On the other hand, Henck's approach works better in the 1921 "Airplane Sonata". In its 1st movement Antheil instructs to play "as fast as possible", and Henck's relative blurring of articulation is offset by the sheer hectic feeling raised by his precipitous tempo. His forward-moving tempo in the second movement "andante moderato" keeps a shape to the music, which is more than Verbit's and Koehlen's slower approach manages to do. In the 1923 "Sonata Sauvage", Henck's hectic drive and unleashed gusto produce wonderful and savage energy (if not, in the finale, the "xylophonic" sounds explicitly called for by Antheil, that Koehlen captures better). "Mechanisms" is an extraordinary 8-movement Sonata and, for once, it only rarely pounds in the course of its circa 10 minutes. Henck plays it at a more animated tempo than Koehlen but with a fine sense of atmosphere. The two readings are vastly different but present equally valid alternatives. "Machine" is one of the last Preludes from Antheil's cycle "La Femme 100 têtes" (literally "The Woman One Hundred Heads", which phonetically can mean "The Woman without a head" or "The Woman stubbornly persists" - see my review of Koehlen's recording of the complete cycle, Piano Pictures: Satie Sports & Divertissements / Antheil La Femme 100 têtes), and Henck takes it at moderate but not excessively slow tempo that allows for muscular attack and clear, machine-like articulation. Same can be said with the Sonatina for Radio from 1929, which at Henck's hands (muscular, boisterous and cleanly articulated, not too fast) acquires an almost French neo-classic quality reminiscent of Satie, Poulenc and Milhaud.

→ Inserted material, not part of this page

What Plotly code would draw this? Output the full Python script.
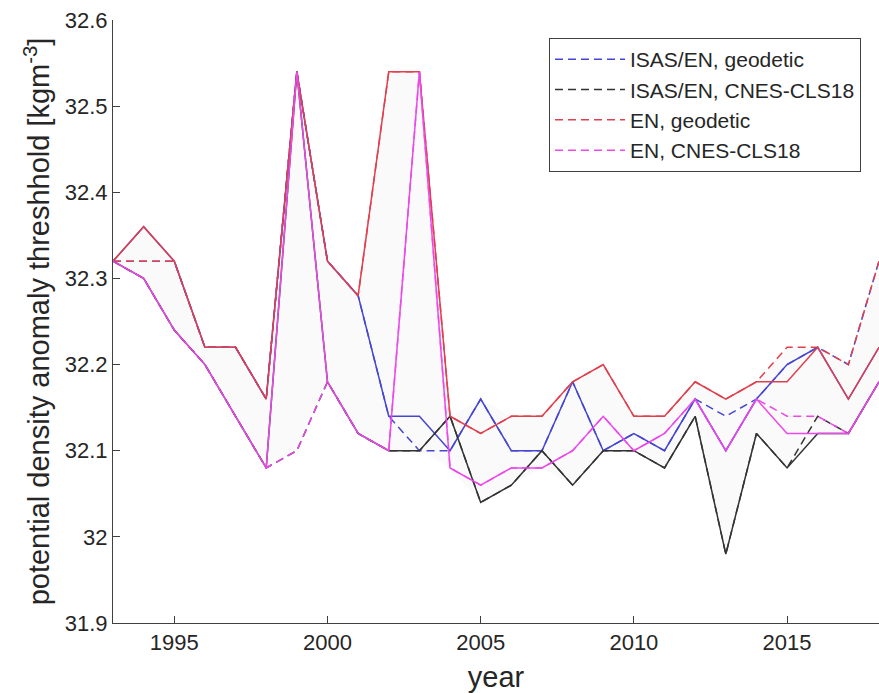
import numpy as np
import plotly.graph_objects as go

years = list(range(1993, 2019))

# ISAS/EN, geodetic
isas_geo_solid = [32.32, 32.36, 32.32, 32.22, 32.22, 32.16, 32.54, 32.32, 32.28, 32.14, 32.14, 32.10, 32.16,
                  32.10, 32.10, 32.18, 32.10, 32.12, 32.10, 32.16, 32.10, 32.16, 32.20, 32.22, 32.16, 32.22]
isas_geo_dash = [32.32, 32.32, 32.32, 32.22, 32.22, 32.16, 32.54, 32.32, 32.28, 32.14, 32.10, 32.10, 32.16,
                 32.10, 32.10, 32.18, 32.10, 32.12, 32.10, 32.16, 32.14, 32.16, 32.20, 32.22, 32.20, 32.32]
# ISAS/EN, CNES-CLS18
isas_cnes_solid = [32.32, 32.30, 32.24, 32.20, 32.14, 32.08, 32.54, 32.18, 32.12, 32.10, 32.10, 32.14, 32.04,
                   32.06, 32.10, 32.06, 32.10, 32.10, 32.08, 32.14, 31.98, 32.12, 32.08, 32.12, 32.12, 32.18]
isas_cnes_dash = [32.32, 32.30, 32.24, 32.20, 32.14, 32.08, 32.10, 32.18, 32.12, 32.10, 32.10, 32.14, 32.04,
                  32.06, 32.10, 32.06, 32.10, 32.10, 32.08, 32.14, 31.98, 32.12, 32.08, 32.14, 32.12, 32.18]
# EN, geodetic
en_geo_solid = [32.32, 32.36, 32.32, 32.22, 32.22, 32.16, 32.54, 32.32, 32.28, 32.54, 32.54, 32.14, 32.12,
                32.14, 32.14, 32.18, 32.20, 32.14, 32.14, 32.18, 32.16, 32.18, 32.18, 32.22, 32.16, 32.22]
en_geo_dash = [32.32, 32.32, 32.32, 32.22, 32.22, 32.16, 32.54, 32.32, 32.28, 32.54, 32.54, 32.14, 32.12,
               32.14, 32.14, 32.18, 32.20, 32.14, 32.14, 32.18, 32.16, 32.18, 32.22, 32.22, 32.20, 32.32]
# EN, CNES-CLS18
en_cnes_solid = [32.32, 32.30, 32.24, 32.20, 32.14, 32.08, 32.54, 32.18, 32.12, 32.10, 32.54, 32.08, 32.06,
                 32.08, 32.08, 32.10, 32.14, 32.10, 32.12, 32.16, 32.10, 32.16, 32.12, 32.12, 32.12, 32.18]
en_cnes_dash = [32.32, 32.30, 32.24, 32.20, 32.14, 32.08, 32.10, 32.18, 32.12, 32.10, 32.54, 32.08, 32.06,
                32.08, 32.08, 32.10, 32.14, 32.10, 32.12, 32.16, 32.10, 32.16, 32.14, 32.14, 32.12, 32.18]

names = ["ISAS/EN, geodetic", "ISAS/EN, CNES-CLS18", "EN, geodetic", "EN, CNES-CLS18"]
colors = ["#4646d2", "#333333", "#e0404e", "#ec48ec"]
solids = [isas_geo_solid, isas_cnes_solid, en_geo_solid, en_cnes_solid]
dashes = [isas_geo_dash, isas_cnes_dash, en_geo_dash, en_cnes_dash]

yticks = [31.9, 32.0, 32.1, 32.2, 32.3, 32.4, 32.5, 32.6]
ytick_text = ["31.9", "32", "32.1", "32.2", "32.3", "32.4", "32.5", "32.6"]
xticks = [1995, 2000, 2005, 2010, 2015]

allv = np.array(solids + dashes)
upper = allv.max(axis=0)
lower = allv.min(axis=0)

fig = go.Figure()
fig.add_trace(go.Scatter(x=years, y=list(lower), mode="lines", line=dict(width=0),
                         showlegend=False, hoverinfo="skip"))
fig.add_trace(go.Scatter(x=years, y=list(upper), mode="lines", line=dict(width=0),
                         fill="tonexty", fillcolor="rgba(0,0,0,0.02)",
                         showlegend=False, hoverinfo="skip"))

for n, c, d in zip(names, colors, dashes):
    fig.add_trace(go.Scatter(x=years, y=d, mode="lines", name=n,
                             line=dict(color=c, width=1.5, dash="8px,5px")))
for n, c, s in zip(names, colors, solids):
    fig.add_trace(go.Scatter(x=years, y=s, mode="lines", name=n, showlegend=False,
                             line=dict(color=c, width=1.5)))

axis_col = "#404040"
font_fam = "Liberation Sans, Arial, sans-serif"
fig.update_layout(
    width=879, height=693,
    margin=dict(l=113, r=0, t=20, b=70),
    paper_bgcolor="white", plot_bgcolor="white",
    font=dict(family=font_fam, size=24, color="#262626"),
    showlegend=True,
    legend=dict(x=0.9765, y=0.970, xanchor="right", yanchor="top",
                traceorder="normal",
                bgcolor="white", bordercolor=axis_col, borderwidth=1,
                font=dict(size=21, color="#262626"), tracegroupgap=0,
                itemwidth=70),
    xaxis=dict(range=[1993, 2018], tickvals=xticks, showgrid=False, zeroline=False,
               showline=True, linecolor=axis_col, linewidth=1,
               ticks="inside", ticklen=7, tickcolor=axis_col,
               title=dict(text="year", standoff=12),
               tickfont=dict(size=22)),
    yaxis=dict(range=[31.9, 32.6], tickvals=yticks, ticktext=ytick_text,
               showgrid=False, zeroline=False,
               showline=True, linecolor=axis_col, linewidth=1,
               ticks="inside", ticklen=7, tickcolor=axis_col,
               title=dict(text="potential density anomaly threshhold [kgm<sup>-3</sup>]", standoff=6),
               tickfont=dict(size=22)),
)

fig.write_html("out.html")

Still, at 38:48 (and not the 40:48 indicated on the back cover), this disc is shamefully short - the complete "La Femme sans tête" could have been included. For Nancarrow, go to the Continuum recording mentioned above, or to Studies & Solos. For Antheil's early, mechanistic works, Koehlen's collection is a better choice and should be your disc of Antheil's piano music if you have only one, to which fans are advised to add Koehlen's "La Femme 100 têtes" and possibly Verbit's recital. Henck is for completists only, with bucks to spare.